The most important contributory factor for resentment is lack of communication. The usual response would be if he/she loved me why I should ask. However close the couple are it would not be possible to know all the expectations of each other. They do not have the powers to divine the thoughts in others minds. That would not mean they love each other less. Some are sharp to observe but many take things for granted unless asked specifically. It is therefore necessary to have frank chats in intimate surroundings during postprandial walks or while lying in the bed before sleep. The talks should not be inhibited by shyness or cut short by abrasive responses. There should be an open mind, a willingness to listen carefully and to genuinely understand the other point of view. There cannot be total agreement on all issues and a fair and reasonable give and take policy should be adopted. Questions need to be asked and an effort made to understand the way the other partner is thinking. At the end of the conversation there should be a feeling of coming closer and strengthening of the bond. Sharing of the concerns, the burden of the house, a trust and openness in all dealings are prerequisites for a harmonious living. It cannot be one person’s responsibility.

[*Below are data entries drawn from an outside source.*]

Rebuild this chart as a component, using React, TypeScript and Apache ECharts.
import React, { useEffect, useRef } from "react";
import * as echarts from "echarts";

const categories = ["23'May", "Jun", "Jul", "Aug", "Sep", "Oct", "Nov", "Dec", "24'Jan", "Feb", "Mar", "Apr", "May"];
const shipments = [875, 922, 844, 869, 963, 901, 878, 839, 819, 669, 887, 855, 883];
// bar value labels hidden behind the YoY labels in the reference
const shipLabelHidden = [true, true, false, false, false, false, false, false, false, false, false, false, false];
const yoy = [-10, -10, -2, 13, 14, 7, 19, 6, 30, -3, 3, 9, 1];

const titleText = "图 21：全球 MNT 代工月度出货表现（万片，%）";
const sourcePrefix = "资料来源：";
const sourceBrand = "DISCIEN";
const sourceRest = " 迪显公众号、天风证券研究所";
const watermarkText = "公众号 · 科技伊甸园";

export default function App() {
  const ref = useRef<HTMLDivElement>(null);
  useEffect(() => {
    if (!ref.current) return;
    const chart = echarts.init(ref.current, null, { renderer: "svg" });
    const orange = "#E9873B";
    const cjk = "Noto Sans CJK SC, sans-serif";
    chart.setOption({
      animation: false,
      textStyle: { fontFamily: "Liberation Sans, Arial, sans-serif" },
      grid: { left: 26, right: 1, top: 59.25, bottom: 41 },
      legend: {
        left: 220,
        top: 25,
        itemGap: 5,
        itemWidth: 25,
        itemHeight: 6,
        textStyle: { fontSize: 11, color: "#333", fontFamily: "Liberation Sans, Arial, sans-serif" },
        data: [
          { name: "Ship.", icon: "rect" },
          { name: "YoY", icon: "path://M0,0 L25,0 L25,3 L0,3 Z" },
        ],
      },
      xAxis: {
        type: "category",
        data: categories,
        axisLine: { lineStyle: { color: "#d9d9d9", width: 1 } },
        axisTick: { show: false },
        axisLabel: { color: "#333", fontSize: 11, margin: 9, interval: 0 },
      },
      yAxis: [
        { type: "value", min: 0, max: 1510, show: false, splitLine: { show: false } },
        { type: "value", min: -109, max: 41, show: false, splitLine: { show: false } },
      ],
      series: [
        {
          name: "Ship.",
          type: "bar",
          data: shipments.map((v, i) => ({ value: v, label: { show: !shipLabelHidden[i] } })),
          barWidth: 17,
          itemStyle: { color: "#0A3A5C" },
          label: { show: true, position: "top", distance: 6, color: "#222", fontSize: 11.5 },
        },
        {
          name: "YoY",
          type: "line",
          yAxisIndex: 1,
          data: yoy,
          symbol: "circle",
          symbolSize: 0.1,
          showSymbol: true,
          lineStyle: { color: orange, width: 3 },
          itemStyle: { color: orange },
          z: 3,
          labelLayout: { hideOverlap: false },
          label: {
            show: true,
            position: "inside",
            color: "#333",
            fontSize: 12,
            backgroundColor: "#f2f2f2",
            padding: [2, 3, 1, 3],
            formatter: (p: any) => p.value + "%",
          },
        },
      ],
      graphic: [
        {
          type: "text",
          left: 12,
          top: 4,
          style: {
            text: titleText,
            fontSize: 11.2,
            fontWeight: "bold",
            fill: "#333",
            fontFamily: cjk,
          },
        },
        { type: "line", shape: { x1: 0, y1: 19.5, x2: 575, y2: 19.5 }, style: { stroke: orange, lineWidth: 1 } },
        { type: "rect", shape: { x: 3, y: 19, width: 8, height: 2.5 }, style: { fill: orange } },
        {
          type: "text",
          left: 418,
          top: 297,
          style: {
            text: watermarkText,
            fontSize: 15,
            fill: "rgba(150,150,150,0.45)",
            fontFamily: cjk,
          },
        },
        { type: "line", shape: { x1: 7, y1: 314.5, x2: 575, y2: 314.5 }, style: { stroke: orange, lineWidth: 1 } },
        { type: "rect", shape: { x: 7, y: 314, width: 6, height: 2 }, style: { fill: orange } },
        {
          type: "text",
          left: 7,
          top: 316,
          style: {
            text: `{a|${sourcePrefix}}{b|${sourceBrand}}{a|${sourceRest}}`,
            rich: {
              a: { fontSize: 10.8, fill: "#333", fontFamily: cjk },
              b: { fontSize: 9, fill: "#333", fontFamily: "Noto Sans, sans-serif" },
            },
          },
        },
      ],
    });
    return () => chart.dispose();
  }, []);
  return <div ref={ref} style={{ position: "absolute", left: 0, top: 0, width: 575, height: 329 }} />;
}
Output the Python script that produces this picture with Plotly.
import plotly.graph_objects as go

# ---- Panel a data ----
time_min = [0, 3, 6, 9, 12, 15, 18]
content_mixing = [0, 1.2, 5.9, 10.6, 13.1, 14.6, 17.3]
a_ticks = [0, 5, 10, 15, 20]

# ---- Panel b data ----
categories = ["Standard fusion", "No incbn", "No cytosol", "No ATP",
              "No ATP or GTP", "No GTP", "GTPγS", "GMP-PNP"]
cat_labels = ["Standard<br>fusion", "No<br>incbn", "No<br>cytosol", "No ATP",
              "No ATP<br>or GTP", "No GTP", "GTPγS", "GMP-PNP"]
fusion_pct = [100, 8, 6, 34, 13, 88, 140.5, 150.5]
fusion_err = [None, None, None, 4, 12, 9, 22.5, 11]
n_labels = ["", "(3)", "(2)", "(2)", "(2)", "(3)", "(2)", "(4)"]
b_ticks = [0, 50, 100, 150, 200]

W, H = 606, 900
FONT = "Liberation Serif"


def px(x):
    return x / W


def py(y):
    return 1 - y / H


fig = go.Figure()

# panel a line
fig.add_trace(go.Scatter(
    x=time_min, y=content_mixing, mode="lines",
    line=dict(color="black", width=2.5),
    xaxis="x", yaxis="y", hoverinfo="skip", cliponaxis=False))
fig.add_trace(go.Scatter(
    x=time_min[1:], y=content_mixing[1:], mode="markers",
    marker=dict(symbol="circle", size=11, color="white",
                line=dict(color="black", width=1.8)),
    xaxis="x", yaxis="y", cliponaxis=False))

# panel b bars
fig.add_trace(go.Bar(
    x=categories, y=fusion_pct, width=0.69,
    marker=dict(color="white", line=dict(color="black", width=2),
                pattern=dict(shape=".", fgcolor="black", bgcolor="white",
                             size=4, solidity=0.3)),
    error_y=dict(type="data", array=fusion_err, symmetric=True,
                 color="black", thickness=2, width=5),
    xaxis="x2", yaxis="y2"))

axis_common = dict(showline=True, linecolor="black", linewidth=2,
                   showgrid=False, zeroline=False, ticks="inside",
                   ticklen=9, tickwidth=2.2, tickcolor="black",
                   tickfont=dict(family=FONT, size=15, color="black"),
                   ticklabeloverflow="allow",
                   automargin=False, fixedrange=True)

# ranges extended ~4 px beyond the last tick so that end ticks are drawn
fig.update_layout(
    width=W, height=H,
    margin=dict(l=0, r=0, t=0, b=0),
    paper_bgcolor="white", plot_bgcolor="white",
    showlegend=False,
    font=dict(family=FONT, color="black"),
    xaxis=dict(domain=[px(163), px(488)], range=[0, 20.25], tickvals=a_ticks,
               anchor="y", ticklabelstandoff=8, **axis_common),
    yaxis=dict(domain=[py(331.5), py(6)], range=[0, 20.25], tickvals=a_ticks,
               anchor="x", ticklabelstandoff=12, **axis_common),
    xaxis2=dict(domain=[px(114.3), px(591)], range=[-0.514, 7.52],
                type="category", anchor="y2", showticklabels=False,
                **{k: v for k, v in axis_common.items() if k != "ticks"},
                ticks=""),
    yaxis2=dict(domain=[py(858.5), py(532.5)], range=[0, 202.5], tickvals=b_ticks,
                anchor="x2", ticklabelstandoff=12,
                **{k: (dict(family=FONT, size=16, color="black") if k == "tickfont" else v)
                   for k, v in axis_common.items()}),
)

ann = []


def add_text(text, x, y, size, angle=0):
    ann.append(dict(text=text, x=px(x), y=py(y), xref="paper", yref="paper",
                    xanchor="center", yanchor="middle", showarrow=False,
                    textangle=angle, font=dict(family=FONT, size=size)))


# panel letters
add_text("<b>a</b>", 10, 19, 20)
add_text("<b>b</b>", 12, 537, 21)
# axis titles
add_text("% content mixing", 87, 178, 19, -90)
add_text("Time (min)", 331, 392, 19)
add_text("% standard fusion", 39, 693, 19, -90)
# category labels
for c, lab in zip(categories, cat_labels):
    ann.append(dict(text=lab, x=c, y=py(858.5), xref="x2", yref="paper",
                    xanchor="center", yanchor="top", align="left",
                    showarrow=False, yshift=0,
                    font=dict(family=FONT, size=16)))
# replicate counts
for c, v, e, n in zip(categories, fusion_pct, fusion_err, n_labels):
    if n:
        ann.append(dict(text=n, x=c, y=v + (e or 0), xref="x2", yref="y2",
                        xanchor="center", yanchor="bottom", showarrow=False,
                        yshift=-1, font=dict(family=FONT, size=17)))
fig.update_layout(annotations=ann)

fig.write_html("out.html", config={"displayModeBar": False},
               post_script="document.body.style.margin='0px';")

When the wife has cooked a splendid meal, it is not enough to enjoy the meal and stuff the stomach but it should be preceded by remarks of genuine appreciation. Frequent pats on the back are great motivators. Likewise the wife must learn to applaud the work of the husband even of day to day nature like mowing the lawn, cleaning the attic or trimming the hedges. Respect for each other even where they do not see eye to eye fosters greater agreement eventually.
One of the partners may have certain skills the other lacks and this one may not have the strengths the other one has. The differences should be acknowledged and should never be a point of ridicule.
The spouse or the family have their own priority and commitments for taking them out or going on a holiday or visiting relatives/friends should not be broken on other grounds like invitation to a party in office or cocktail by friends or some official work unless earth shattering. One must learn to say no to such invitations to show respect to spouse.
“Harmonious family living is about creating open communication, respect and even discipline. A household can be peaceful without being silent! It is about respecting each other, treating each individual as an individual, being consistent with your boundaries and communicating in an effective manner”.